#### [YOUR TASK]
Exclude the pictures, then repeat the remaining data exactly.

○ ○ ○ ○

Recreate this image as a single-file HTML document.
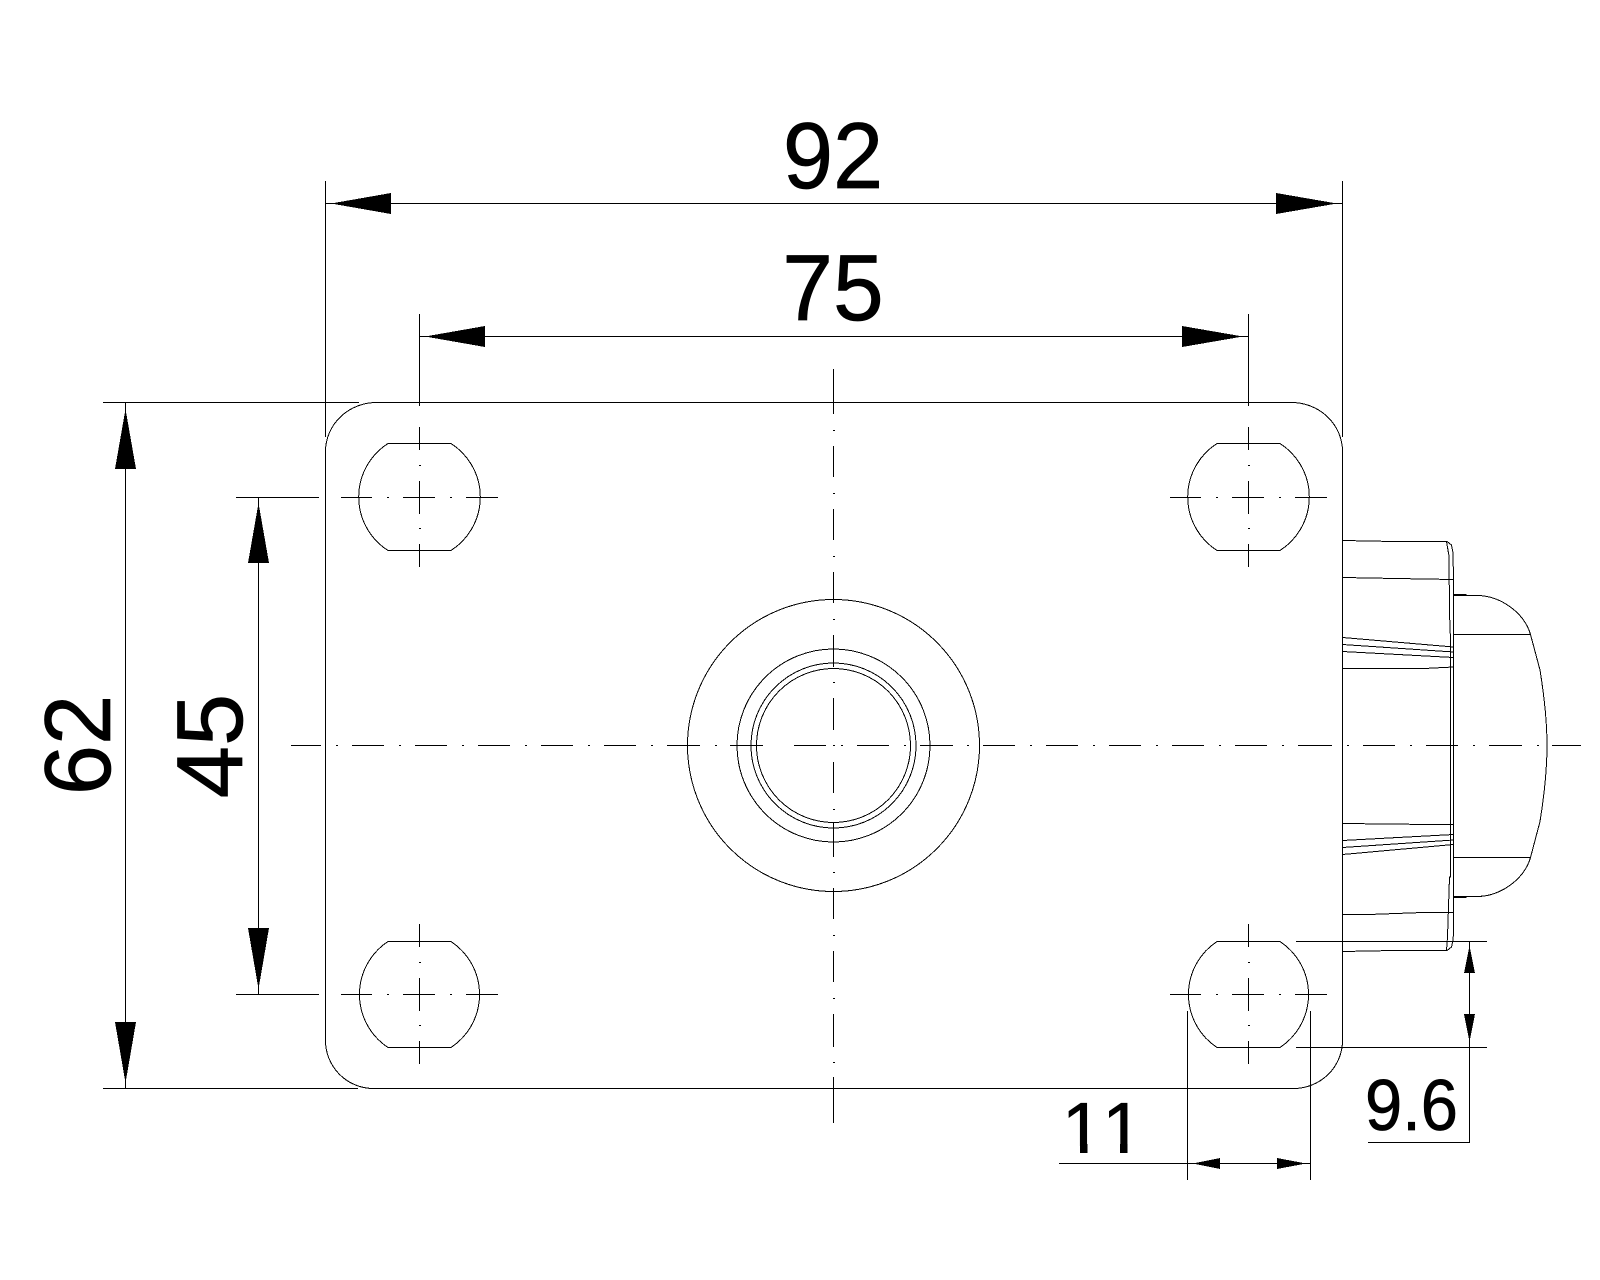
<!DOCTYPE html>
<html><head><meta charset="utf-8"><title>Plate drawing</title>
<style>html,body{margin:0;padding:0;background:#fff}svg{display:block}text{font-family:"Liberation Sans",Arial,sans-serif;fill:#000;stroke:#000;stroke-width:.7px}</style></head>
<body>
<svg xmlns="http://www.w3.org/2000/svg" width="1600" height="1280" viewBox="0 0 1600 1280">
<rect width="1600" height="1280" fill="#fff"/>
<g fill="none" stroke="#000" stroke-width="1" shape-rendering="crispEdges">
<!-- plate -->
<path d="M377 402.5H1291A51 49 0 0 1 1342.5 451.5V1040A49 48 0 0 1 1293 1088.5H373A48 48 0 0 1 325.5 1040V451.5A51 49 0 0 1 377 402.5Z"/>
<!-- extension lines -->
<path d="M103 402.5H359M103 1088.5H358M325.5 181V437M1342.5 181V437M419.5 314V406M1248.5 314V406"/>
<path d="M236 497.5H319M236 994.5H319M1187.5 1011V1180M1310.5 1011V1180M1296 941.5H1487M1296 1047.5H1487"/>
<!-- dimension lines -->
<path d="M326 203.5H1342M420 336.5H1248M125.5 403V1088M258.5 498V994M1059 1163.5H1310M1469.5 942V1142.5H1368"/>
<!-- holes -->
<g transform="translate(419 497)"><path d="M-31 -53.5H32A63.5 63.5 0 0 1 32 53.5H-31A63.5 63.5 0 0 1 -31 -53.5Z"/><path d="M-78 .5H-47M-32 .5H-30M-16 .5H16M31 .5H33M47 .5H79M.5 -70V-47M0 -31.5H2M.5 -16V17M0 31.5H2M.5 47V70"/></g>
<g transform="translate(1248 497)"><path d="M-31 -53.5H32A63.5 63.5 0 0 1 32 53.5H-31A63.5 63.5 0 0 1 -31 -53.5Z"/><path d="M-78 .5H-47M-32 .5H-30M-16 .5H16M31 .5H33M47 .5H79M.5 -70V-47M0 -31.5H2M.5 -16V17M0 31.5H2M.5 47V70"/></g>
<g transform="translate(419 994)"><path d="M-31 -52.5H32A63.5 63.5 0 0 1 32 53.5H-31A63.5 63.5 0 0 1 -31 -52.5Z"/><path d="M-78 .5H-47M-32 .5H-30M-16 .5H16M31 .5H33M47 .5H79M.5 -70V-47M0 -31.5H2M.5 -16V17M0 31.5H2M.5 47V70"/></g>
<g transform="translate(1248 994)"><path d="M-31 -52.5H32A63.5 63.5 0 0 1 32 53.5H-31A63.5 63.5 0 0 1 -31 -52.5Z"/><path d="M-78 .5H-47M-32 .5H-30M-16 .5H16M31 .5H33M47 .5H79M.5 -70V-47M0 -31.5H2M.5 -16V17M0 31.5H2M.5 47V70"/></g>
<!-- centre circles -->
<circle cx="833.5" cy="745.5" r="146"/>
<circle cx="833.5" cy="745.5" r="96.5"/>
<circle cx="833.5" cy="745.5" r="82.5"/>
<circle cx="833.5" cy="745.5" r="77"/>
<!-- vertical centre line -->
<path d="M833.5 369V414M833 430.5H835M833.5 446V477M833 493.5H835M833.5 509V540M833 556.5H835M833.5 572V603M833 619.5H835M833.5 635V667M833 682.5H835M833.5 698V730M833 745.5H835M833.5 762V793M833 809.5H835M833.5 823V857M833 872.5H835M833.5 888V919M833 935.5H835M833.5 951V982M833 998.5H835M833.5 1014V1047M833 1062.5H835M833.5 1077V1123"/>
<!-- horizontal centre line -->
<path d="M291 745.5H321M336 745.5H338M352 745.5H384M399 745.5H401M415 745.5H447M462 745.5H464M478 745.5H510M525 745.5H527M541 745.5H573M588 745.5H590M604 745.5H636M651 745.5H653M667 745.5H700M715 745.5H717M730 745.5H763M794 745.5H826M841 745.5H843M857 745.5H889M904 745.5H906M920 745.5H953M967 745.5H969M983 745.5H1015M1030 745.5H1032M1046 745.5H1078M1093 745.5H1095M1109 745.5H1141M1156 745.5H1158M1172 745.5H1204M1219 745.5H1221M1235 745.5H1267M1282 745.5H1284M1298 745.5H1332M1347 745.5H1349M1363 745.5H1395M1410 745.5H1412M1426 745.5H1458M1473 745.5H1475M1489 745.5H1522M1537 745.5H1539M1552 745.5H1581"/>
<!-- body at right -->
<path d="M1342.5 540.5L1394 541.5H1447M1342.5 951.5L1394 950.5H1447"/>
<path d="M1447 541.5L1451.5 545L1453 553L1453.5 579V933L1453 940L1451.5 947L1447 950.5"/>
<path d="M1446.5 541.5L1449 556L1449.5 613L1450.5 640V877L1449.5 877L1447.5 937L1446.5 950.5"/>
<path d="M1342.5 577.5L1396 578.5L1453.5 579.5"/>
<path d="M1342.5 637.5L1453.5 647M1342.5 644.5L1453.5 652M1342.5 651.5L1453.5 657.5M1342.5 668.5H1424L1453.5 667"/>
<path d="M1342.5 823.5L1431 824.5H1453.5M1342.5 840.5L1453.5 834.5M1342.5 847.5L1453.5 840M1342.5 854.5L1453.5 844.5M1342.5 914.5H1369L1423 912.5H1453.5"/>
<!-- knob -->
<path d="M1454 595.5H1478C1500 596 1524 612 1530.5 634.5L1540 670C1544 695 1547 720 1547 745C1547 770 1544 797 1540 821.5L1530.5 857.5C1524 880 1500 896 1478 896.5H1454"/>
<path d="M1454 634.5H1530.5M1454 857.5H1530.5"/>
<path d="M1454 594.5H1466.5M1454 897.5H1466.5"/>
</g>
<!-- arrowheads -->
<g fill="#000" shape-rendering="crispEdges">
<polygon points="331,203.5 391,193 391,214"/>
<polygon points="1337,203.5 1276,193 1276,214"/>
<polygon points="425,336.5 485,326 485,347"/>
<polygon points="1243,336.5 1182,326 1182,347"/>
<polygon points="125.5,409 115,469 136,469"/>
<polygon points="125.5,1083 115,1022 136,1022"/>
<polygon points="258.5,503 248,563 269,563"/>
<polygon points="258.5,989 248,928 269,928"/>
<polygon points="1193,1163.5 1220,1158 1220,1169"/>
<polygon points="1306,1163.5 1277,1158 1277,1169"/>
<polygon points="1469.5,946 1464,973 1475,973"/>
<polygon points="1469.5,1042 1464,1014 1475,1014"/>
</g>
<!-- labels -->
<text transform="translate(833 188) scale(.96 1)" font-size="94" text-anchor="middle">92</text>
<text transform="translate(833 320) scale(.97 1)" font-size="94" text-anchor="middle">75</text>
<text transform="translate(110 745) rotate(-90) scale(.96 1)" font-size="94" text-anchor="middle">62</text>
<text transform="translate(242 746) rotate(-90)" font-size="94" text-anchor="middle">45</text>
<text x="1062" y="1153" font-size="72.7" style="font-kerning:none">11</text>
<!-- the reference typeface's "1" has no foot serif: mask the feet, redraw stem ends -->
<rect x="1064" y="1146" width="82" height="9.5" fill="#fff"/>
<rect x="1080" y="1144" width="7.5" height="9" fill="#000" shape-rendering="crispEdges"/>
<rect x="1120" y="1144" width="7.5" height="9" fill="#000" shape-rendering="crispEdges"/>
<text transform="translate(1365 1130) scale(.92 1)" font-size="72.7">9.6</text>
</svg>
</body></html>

○ ○ ○ ○

#### [RESPONSE TO THIS EXERCISE]
Recreate this image as a single-file HTML document.
<!DOCTYPE html>
<html><head><meta charset="utf-8"><title>Plate drawing</title>
<style>html,body{margin:0;padding:0;background:#fff}svg{display:block}text{font-family:"Liberation Sans",Arial,sans-serif;fill:#000;stroke:#000;stroke-width:.7px}</style></head>
<body>
<svg xmlns="http://www.w3.org/2000/svg" width="1600" height="1280" viewBox="0 0 1600 1280">
<rect width="1600" height="1280" fill="#fff"/>
<g fill="none" stroke="#000" stroke-width="1" shape-rendering="crispEdges">
<!-- plate -->
<path d="M377 402.5H1291A51 49 0 0 1 1342.5 451.5V1040A49 48 0 0 1 1293 1088.5H373A48 48 0 0 1 325.5 1040V451.5A51 49 0 0 1 377 402.5Z"/>
<!-- extension lines -->
<path d="M103 402.5H359M103 1088.5H358M325.5 181V437M1342.5 181V437M419.5 314V406M1248.5 314V406"/>
<path d="M236 497.5H319M236 994.5H319M1187.5 1011V1180M1310.5 1011V1180M1296 941.5H1487M1296 1047.5H1487"/>
<!-- dimension lines -->
<path d="M326 203.5H1342M420 336.5H1248M125.5 403V1088M258.5 498V994M1059 1163.5H1310M1469.5 942V1142.5H1368"/>
<!-- holes -->
<g transform="translate(419 497)"><path d="M-31 -53.5H32A63.5 63.5 0 0 1 32 53.5H-31A63.5 63.5 0 0 1 -31 -53.5Z"/><path d="M-78 .5H-47M-32 .5H-30M-16 .5H16M31 .5H33M47 .5H79M.5 -70V-47M0 -31.5H2M.5 -16V17M0 31.5H2M.5 47V70"/></g>
<g transform="translate(1248 497)"><path d="M-31 -53.5H32A63.5 63.5 0 0 1 32 53.5H-31A63.5 63.5 0 0 1 -31 -53.5Z"/><path d="M-78 .5H-47M-32 .5H-30M-16 .5H16M31 .5H33M47 .5H79M.5 -70V-47M0 -31.5H2M.5 -16V17M0 31.5H2M.5 47V70"/></g>
<g transform="translate(419 994)"><path d="M-31 -52.5H32A63.5 63.5 0 0 1 32 53.5H-31A63.5 63.5 0 0 1 -31 -52.5Z"/><path d="M-78 .5H-47M-32 .5H-30M-16 .5H16M31 .5H33M47 .5H79M.5 -70V-47M0 -31.5H2M.5 -16V17M0 31.5H2M.5 47V70"/></g>
<g transform="translate(1248 994)"><path d="M-31 -52.5H32A63.5 63.5 0 0 1 32 53.5H-31A63.5 63.5 0 0 1 -31 -52.5Z"/><path d="M-78 .5H-47M-32 .5H-30M-16 .5H16M31 .5H33M47 .5H79M.5 -70V-47M0 -31.5H2M.5 -16V17M0 31.5H2M.5 47V70"/></g>
<!-- centre circles -->
<circle cx="833.5" cy="745.5" r="146"/>
<circle cx="833.5" cy="745.5" r="96.5"/>
<circle cx="833.5" cy="745.5" r="82.5"/>
<circle cx="833.5" cy="745.5" r="77"/>
<!-- vertical centre line -->
<path d="M833.5 369V414M833 430.5H835M833.5 446V477M833 493.5H835M833.5 509V540M833 556.5H835M833.5 572V603M833 619.5H835M833.5 635V667M833 682.5H835M833.5 698V730M833 745.5H835M833.5 762V793M833 809.5H835M833.5 823V857M833 872.5H835M833.5 888V919M833 935.5H835M833.5 951V982M833 998.5H835M833.5 1014V1047M833 1062.5H835M833.5 1077V1123"/>
<!-- horizontal centre line -->
<path d="M291 745.5H321M336 745.5H338M352 745.5H384M399 745.5H401M415 745.5H447M462 745.5H464M478 745.5H510M525 745.5H527M541 745.5H573M588 745.5H590M604 745.5H636M651 745.5H653M667 745.5H700M715 745.5H717M730 745.5H763M794 745.5H826M841 745.5H843M857 745.5H889M904 745.5H906M920 745.5H953M967 745.5H969M983 745.5H1015M1030 745.5H1032M1046 745.5H1078M1093 745.5H1095M1109 745.5H1141M1156 745.5H1158M1172 745.5H1204M1219 745.5H1221M1235 745.5H1267M1282 745.5H1284M1298 745.5H1332M1347 745.5H1349M1363 745.5H1395M1410 745.5H1412M1426 745.5H1458M1473 745.5H1475M1489 745.5H1522M1537 745.5H1539M1552 745.5H1581"/>
<!-- body at right -->
<path d="M1342.5 540.5L1394 541.5H1447M1342.5 951.5L1394 950.5H1447"/>
<path d="M1447 541.5L1451.5 545L1453 553L1453.5 579V933L1453 940L1451.5 947L1447 950.5"/>
<path d="M1446.5 541.5L1449 556L1449.5 613L1450.5 640V877L1449.5 877L1447.5 937L1446.5 950.5"/>
<path d="M1342.5 577.5L1396 578.5L1453.5 579.5"/>
<path d="M1342.5 637.5L1453.5 647M1342.5 644.5L1453.5 652M1342.5 651.5L1453.5 657.5M1342.5 668.5H1424L1453.5 667"/>
<path d="M1342.5 823.5L1431 824.5H1453.5M1342.5 840.5L1453.5 834.5M1342.5 847.5L1453.5 840M1342.5 854.5L1453.5 844.5M1342.5 914.5H1369L1423 912.5H1453.5"/>
<!-- knob -->
<path d="M1454 595.5H1478C1500 596 1524 612 1530.5 634.5L1540 670C1544 695 1547 720 1547 745C1547 770 1544 797 1540 821.5L1530.5 857.5C1524 880 1500 896 1478 896.5H1454"/>
<path d="M1454 634.5H1530.5M1454 857.5H1530.5"/>
<path d="M1454 594.5H1466.5M1454 897.5H1466.5"/>
</g>
<!-- arrowheads -->
<g fill="#000" shape-rendering="crispEdges">
<polygon points="331,203.5 391,193 391,214"/>
<polygon points="1337,203.5 1276,193 1276,214"/>
<polygon points="425,336.5 485,326 485,347"/>
<polygon points="1243,336.5 1182,326 1182,347"/>
<polygon points="125.5,409 115,469 136,469"/>
<polygon points="125.5,1083 115,1022 136,1022"/>
<polygon points="258.5,503 248,563 269,563"/>
<polygon points="258.5,989 248,928 269,928"/>
<polygon points="1193,1163.5 1220,1158 1220,1169"/>
<polygon points="1306,1163.5 1277,1158 1277,1169"/>
<polygon points="1469.5,946 1464,973 1475,973"/>
<polygon points="1469.5,1042 1464,1014 1475,1014"/>
</g>
<!-- labels -->
<text transform="translate(833 188) scale(.96 1)" font-size="94" text-anchor="middle">92</text>
<text transform="translate(833 320) scale(.97 1)" font-size="94" text-anchor="middle">75</text>
<text transform="translate(110 745) rotate(-90) scale(.96 1)" font-size="94" text-anchor="middle">62</text>
<text transform="translate(242 746) rotate(-90)" font-size="94" text-anchor="middle">45</text>
<text x="1062" y="1153" font-size="72.7" style="font-kerning:none">11</text>
<!-- the reference typeface's "1" has no foot serif: mask the feet, redraw stem ends -->
<rect x="1064" y="1146" width="82" height="9.5" fill="#fff"/>
<rect x="1080" y="1144" width="7.5" height="9" fill="#000" shape-rendering="crispEdges"/>
<rect x="1120" y="1144" width="7.5" height="9" fill="#000" shape-rendering="crispEdges"/>
<text transform="translate(1365 1130) scale(.92 1)" font-size="72.7">9.6</text>
</svg>
</body></html>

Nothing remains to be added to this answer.